In the current chaos of my life, it’s easy to become overwhelmed. My little raft is tossing about on some pretty turbulent and stormy waters, and sometimes it feels like all I can do is hold fast. At times, it even feels as though I’m already overboard, and I’m just clinging to the lines, choking on salt spray, and struggling to drag myself out of the waves. As my fingers tip-tap over the keys today, I am floating through a momentary calm. My emotions are steady, my breathing is easier, and my friends are close at heart. However, it’s hurricane season in my metaphorical ocean. I know that there will be more storms to weather before all the present uncertainty works itself out.
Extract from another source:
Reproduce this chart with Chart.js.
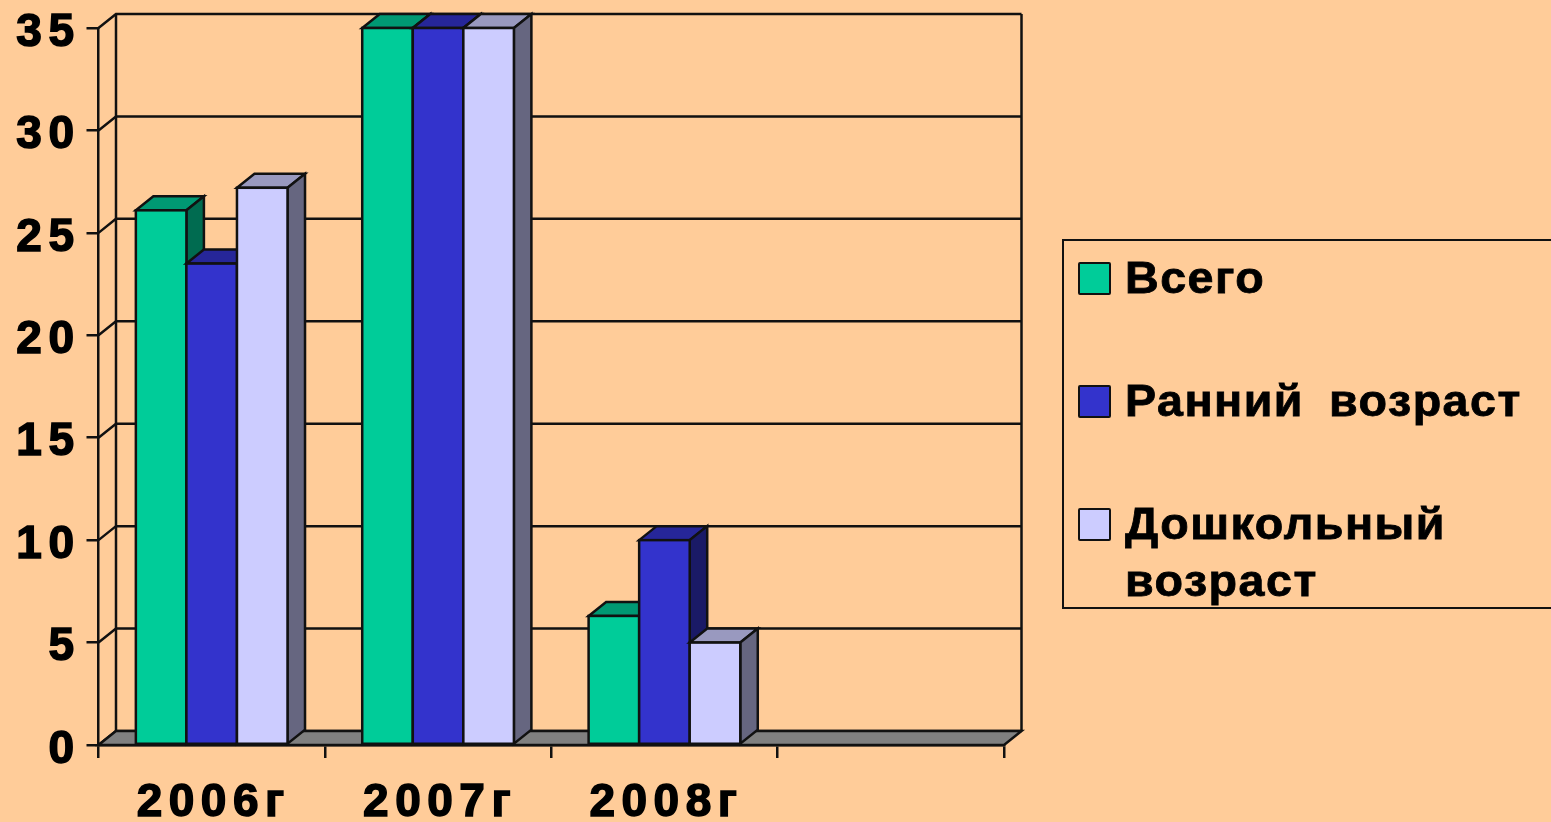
<!DOCTYPE html>
<html lang="ru">
<head>
    <meta charset="UTF-8">
    <title>Диаграмма</title>
    <style>
        html, body { margin: 0; padding: 0; background: #FFCC99; overflow: hidden; }
        #wrap { position: relative; width: 1551px; height: 822px; overflow: hidden; }
        canvas { display: block; }
        #legend {
            position: absolute; left: 1062px; top: 239px; width: 500px; height: 370px;
            border: 2px solid #111; box-sizing: border-box;
            font: bold 44px "Liberation Sans", Arial, sans-serif; letter-spacing: 1.4px; word-spacing: 10px; color: #000;
            -webkit-text-stroke: 0.8px #000;
        }
        .row { position: absolute; left: 14px; }
        .swatch {
            position: absolute; left: 0; top: 5px; width: 33px; height: 33px;
            border: 2px solid #111; box-sizing: border-box; border-radius: 2px;
        }
        .name {
            position: absolute; left: 47px; top: -8px; width: 410px; line-height: 57px;
            transform: scaleX(1.06); transform-origin: left top;
        }
    </style>
</head>
<body>
    <div id="wrap">
        <canvas id="chart" width="1551" height="822"></canvas>
        <div id="legend"></div>
    </div>

    <script src="https://cdn.jsdelivr.net/npm/chart.js"></script>
    <script>
        const categories = ['2006г', '2007г', '2008г', ''];
        const seriesNames = ['Всего', 'Ранний возраст', 'Дошкольный возраст'];
        const vsego = [26.1, 35, 6.3, null];
        const ranniy = [23.5, 35, 10, null];
        const doshkolny = [27.2, 35, 5, null];

        const frontColors = ['#00CC99', '#3333CC', '#CCCCFF'];
        const topColors = ['#009973', '#262699', '#9999BF'];
        const sideColors = ['#006B50', '#1A1A66', '#666680'];

        const LINE = '#111';
        const LINE_W = 2.5;
        const DX = 17.5; // depth of the fake 3d
        const DY = 14;

        function poly(ctx, pts, fill) {
            ctx.beginPath();
            pts.forEach((p, i) => i ? ctx.lineTo(p[0], p[1]) : ctx.moveTo(p[0], p[1]));
            ctx.closePath();
            if (fill) {
                ctx.fillStyle = fill;
                ctx.fill();
            }
            ctx.stroke();
        }

        const fake3d = {
            id: 'fake3d',
            beforeDraw(chart) {
                chart.ctx.letterSpacing = '6.5px';
            },
            beforeDatasetsDraw(chart) {
                const ctx = chart.ctx;
                const a = chart.chartArea;
                const y = chart.scales.y;
                ctx.save();
                ctx.letterSpacing = '0px';
                ctx.strokeStyle = LINE;
                ctx.lineWidth = LINE_W;

                // back wall grid and the slanted lines to the axis
                y.ticks.forEach(t => {
                    const py = y.getPixelForValue(t.value);
                    ctx.beginPath();
                    ctx.moveTo(a.left, py);
                    ctx.lineTo(a.left + DX, py - DY);
                    ctx.lineTo(a.right + DX, py - DY);
                    ctx.stroke();
                });
                ctx.beginPath();
                ctx.moveTo(a.left + DX, a.top - DY);
                ctx.lineTo(a.left + DX, a.bottom - DY);
                ctx.moveTo(a.right + DX, a.top - DY);
                ctx.lineTo(a.right + DX, a.bottom - DY);
                ctx.stroke();

                // floor
                poly(ctx, [[a.left, a.bottom], [a.right, a.bottom],
                           [a.right + DX, a.bottom - DY], [a.left + DX, a.bottom - DY]], '#808080');

                // bars left to right so the neighbours overlap like in the original
                chart.getSortedVisibleDatasetMetas().forEach(meta => {
                    const i = meta.index;
                    meta.data.forEach((bar, n) => {
                        if (chart.data.datasets[i].data[n] === null) return;
                        const p = bar.getProps(['x', 'y', 'base', 'width'], true);
                        const l = p.x - p.width / 2, r = p.x + p.width / 2;
                        poly(ctx, [[l, p.y], [r, p.y], [r + DX, p.y - DY], [l + DX, p.y - DY]], topColors[i]);
                        poly(ctx, [[r, p.y], [r, p.base], [r + DX, p.base - DY], [r + DX, p.y - DY]], sideColors[i]);
                        bar.draw(ctx);
                        ctx.strokeRect(l, p.y, r - l, p.base - p.y);
                    });
                });
                ctx.restore();
                return false;
            }
        };

        const tickFont = { family: '"Liberation Sans", Arial, sans-serif', size: 46, weight: 'bold' };

        new Chart(document.getElementById('chart'), {
            type: 'bar',
            data: {
                labels: categories,
                datasets: [vsego, ranniy, doshkolny].map((values, i) => ({
                    label: seriesNames[i],
                    data: values,
                    backgroundColor: frontColors[i],
                    borderWidth: 0,
                    inflateAmount: 0,
                    barPercentage: 1,
                    categoryPercentage: 0.67
                }))
            },
            options: {
                responsive: false,
                animation: false,
                layout: { padding: { left: 0, top: 28, right: 547, bottom: 0 } },
                plugins: { legend: { display: false }, tooltip: { enabled: false } },
                scales: {
                    x: {
                        afterFit(scale) { scale.height = 77; },
                        border: { color: LINE, width: LINE_W },
                        grid: { drawOnChartArea: false, color: LINE, lineWidth: LINE_W, tickLength: 13 },
                        ticks: {
                            color: '#000', font: tickFont, padding: 18, labelOffset: 2,
                            textStrokeColor: '#000', textStrokeWidth: 1.5,
                            autoSkip: false, maxRotation: 0
                        }
                    },
                    y: {
                        min: 0,
                        max: 35,
                        afterFit(scale) {
                            scale.width = 98.5;
                            scale.paddingTop = 0;
                            scale.paddingBottom = 0;
                        },
                        border: { color: LINE, width: LINE_W },
                        grid: { drawOnChartArea: false, color: LINE, lineWidth: LINE_W, tickLength: 12 },
                        ticks: {
                            color: '#000', font: tickFont, stepSize: 5, padding: 6, labelOffset: 5,
                            textStrokeColor: '#000', textStrokeWidth: 1.5
                        }
                    }
                }
            },
            plugins: [fake3d]
        });

        // legend wraps the long name like the original box
        const legend = document.getElementById('legend');
        seriesNames.forEach((name, i) => {
            const row = document.createElement('div');
            row.className = 'row';
            row.style.top = (16 + i * 123) + 'px';
            row.innerHTML = '<div class="swatch" style="background:' + frontColors[i] + '"></div><div class="name">' + name + '</div>';
            legend.appendChild(row);
        });
    </script>
</body>
</html>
The challenges that I am confronting right now are difficult and triggering in an unfamiliar way. The last time I felt remotely similar, I was still at Walden undergoing partial hospitalization treatment for my eating disorder. As days become weeks and weeks coalesce into months, the emotional and psychological demands of the evolving circumstances become increasingly taxing. The acuity and extremity of the stress makes it hard for me to access and utilize the skills that I didn’t realize were becoming lax with disuse. Incorporating elements of mindfulness, dialectical thinking, CBT, and the other tools that I once practiced diligently into my daily life means that I don’t pay as much attention to the focused, attentive, and deliberate training that it required to build those habits. When I am in crisis, I can’t recall how I once managed distress tolerance. When my emotions are roiling out of control, I know that I am in desperate need of emotional regulation, but I don’t remember how to do it.
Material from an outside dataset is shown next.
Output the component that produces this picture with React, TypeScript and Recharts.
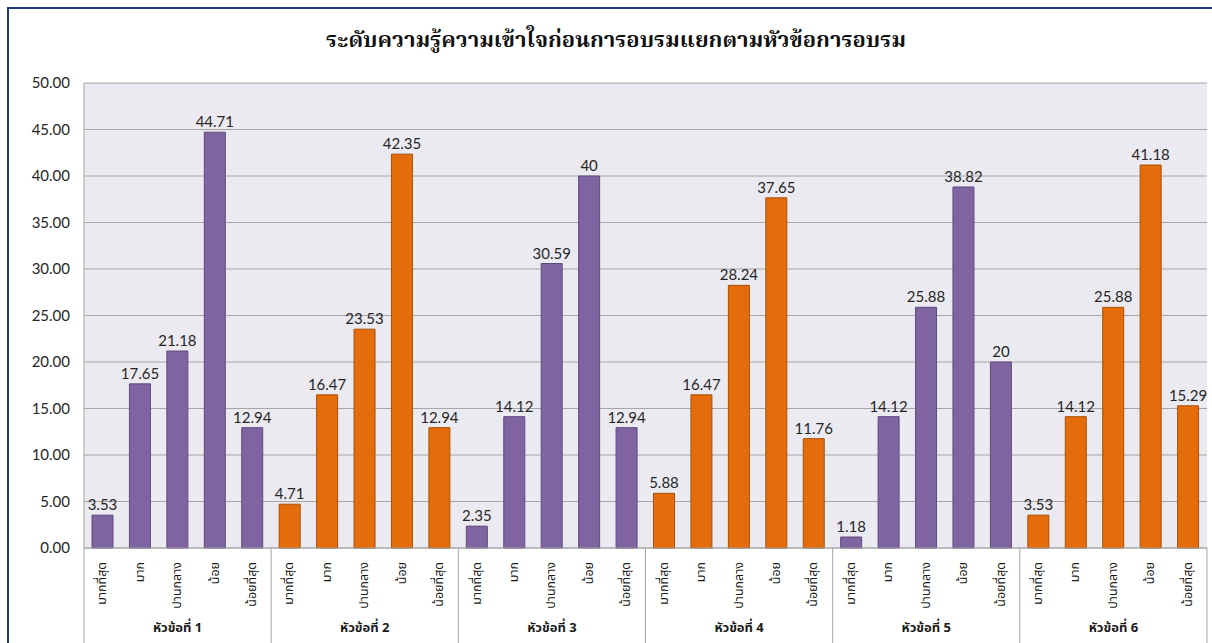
import { Bar, BarChart, CartesianGrid, Cell, LabelList, XAxis, YAxis } from 'recharts'

const levels = ['มากที่สุด', 'มาก', 'ปานกลาง', 'น้อย', 'น้อยที่สุด']
const groups = ['หัวข้อที่ 1', 'หัวข้อที่ 2', 'หัวข้อที่ 3', 'หัวข้อที่ 4', 'หัวข้อที่ 5', 'หัวข้อที่ 6']
const topic1 = [3.53, 17.65, 21.18, 44.71, 12.94]
const topic2 = [4.71, 16.47, 23.53, 42.35, 12.94]
const topic3 = [2.35, 14.12, 30.59, 40, 12.94]
const topic4 = [5.88, 16.47, 28.24, 37.65, 11.76]
const topic5 = [1.18, 14.12, 25.88, 38.82, 20]
const topic6 = [3.53, 14.12, 25.88, 41.18, 15.29]
const yTicks = [0, 5, 10, 15, 20, 25, 30, 35, 40, 45, 50]

const groupColors = [
  { fill: '#8064A2', stroke: '#5E4A7E' },
  { fill: '#E46C0A', stroke: '#A95008' },
]

const rows = [topic1, topic2, topic3, topic4, topic5, topic6].flatMap((vals, g) =>
  vals.map((v, i) => ({
    key: `${g}-${i}`,
    level: levels[i],
    group: groups[g],
    g,
    value: v,
  })),
)

const W = 1212
const H = 643
const PLOT_LEFT = 84
const PLOT_RIGHT = 1207
const PLOT_BOTTOM = 548
const step = (PLOT_RIGHT - PLOT_LEFT) / rows.length

const thaiFont = '"Noto Sans Thai", "Noto Serif Thai", Garuda, Loma, "Tlwg Typo", "DejaVu Sans", sans-serif'

function CategoryTick(props: any) {
  const { x, y, payload } = props
  const idx = payload.index as number
  const row = rows[idx]
  const sepStyle = { stroke: '#A6A6A6', strokeWidth: 1 }
  return (
    <g>
      <text
        x={x}
        y={y + 6}
        transform={`rotate(-90 ${x} ${y + 6})`}
        textAnchor="end"
        dominantBaseline="central"
        fontSize={12.5}
        fontFamily={thaiFont}
        fill="#1A1A1A"
      >
        {row.level}
      </text>
      {idx % 5 === 0 && (
        <line x1={x - step / 2} x2={x - step / 2} y1={PLOT_BOTTOM} y2={H} {...sepStyle} />
      )}
      {idx === rows.length - 1 && (
        <line x1={x + step / 2} x2={x + step / 2} y1={PLOT_BOTTOM} y2={H} {...sepStyle} />
      )}
      {idx % 5 === 2 && (
        <text
          x={x}
          y={632}
          textAnchor="middle"
          fontSize={13}
          fontWeight={700}
          fontFamily={thaiFont}
          fill="#1A1A1A"
        >
          {row.group}
        </text>
      )}
    </g>
  )
}

export default function App() {
  return (
    <div style={{ position: 'relative', width: W, height: H, overflow: 'hidden', background: '#fff' }}>
      <style>{'body{margin:0;overflow:hidden}'}</style>
      <div
        style={{
          position: 'absolute',
          left: 7,
          top: 7,
          width: 1215,
          height: 650,
          borderLeft: '2px solid #1F3A78',
          borderTop: '2px solid #1F3A78',
        }}
      />
      <div
        style={{
          position: 'absolute',
          left: 0,
          width: W,
          top: 24,
          paddingLeft: 20,
          boxSizing: 'border-box',
          textAlign: 'center',
          fontFamily: '"Noto Serif Thai", "Noto Sans Thai", Loma, serif',
          fontWeight: 700,
          fontSize: 22,
          color: '#111',
        }}
      >
        ระดับความรู้ความเข้าใจก่อนการอบรมแยกตามหัวข้อการอบรม
      </div>
      <div style={{ position: 'absolute', left: 0, top: 0 }}>
        <BarChart
          width={W}
          height={H}
          data={rows}
          margin={{ top: 83, right: W - PLOT_RIGHT, bottom: 0, left: 24 }}
        >
          <CartesianGrid vertical={false} stroke="#A6A6A6" fill="#EBEAF0" />
          <XAxis
            dataKey="key"
            interval={0}
            height={H - PLOT_BOTTOM}
            tickLine={false}
            axisLine={{ stroke: '#A6A6A6' }}
            tick={<CategoryTick />}
          />
          <YAxis
            width={60}
            domain={[0, 50]}
            ticks={yTicks}
            tickSize={0}
            tickMargin={14}
            axisLine={{ stroke: '#A6A6A6' }}
            tickFormatter={(v: number) => v.toFixed(2)}
            tick={{ fontSize: 15, fill: '#262626', fontFamily: 'Lato, "Open Sans", sans-serif' }}
          />
          <Bar dataKey="value" barSize={21} strokeWidth={1} isAnimationActive={false}>
            {rows.map((r) => (
              <Cell
                key={r.key}
                fill={groupColors[r.g % 2].fill}
                stroke={groupColors[r.g % 2].stroke}
              />
            ))}
            <LabelList
              dataKey="value"
              position="top"
              offset={5}
              fontSize={15}
              fill="#262626"
              fontFamily='Lato, "Open Sans", sans-serif'
            />
          </Bar>
        </BarChart>
      </div>
    </div>
  )
}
In addition to the pain that I experience on account of the uncertainty of life, there is the pain of my secondary emotions. I am upset about being upset, and I am frustrated that I am frustrated, and I am angry because I am angry. Such secondary emotions only deepen the darkness and tip me closer to despair. That is one reason why I am grateful for the first annual Kindness Challenge. It couldn’t be more appropriately timed. Just as I feel the light in me flickering unsteadily, here is a choice to pursue a different course. A course of kindness. A choice for life. I hope that, no matter what occurs over the next seven weeks, I can embrace this challenge and nurture that little flicker in my heart.
“Put on then, as God’s chosen ones, holy and beloved, heartfelt compassion, kindness, humility, gentleness and patience…And over all these put on love, that is, the bond of perfection. And let the peace of Christ control your hearts, the peace into which you were also called in one body. And be thankful.”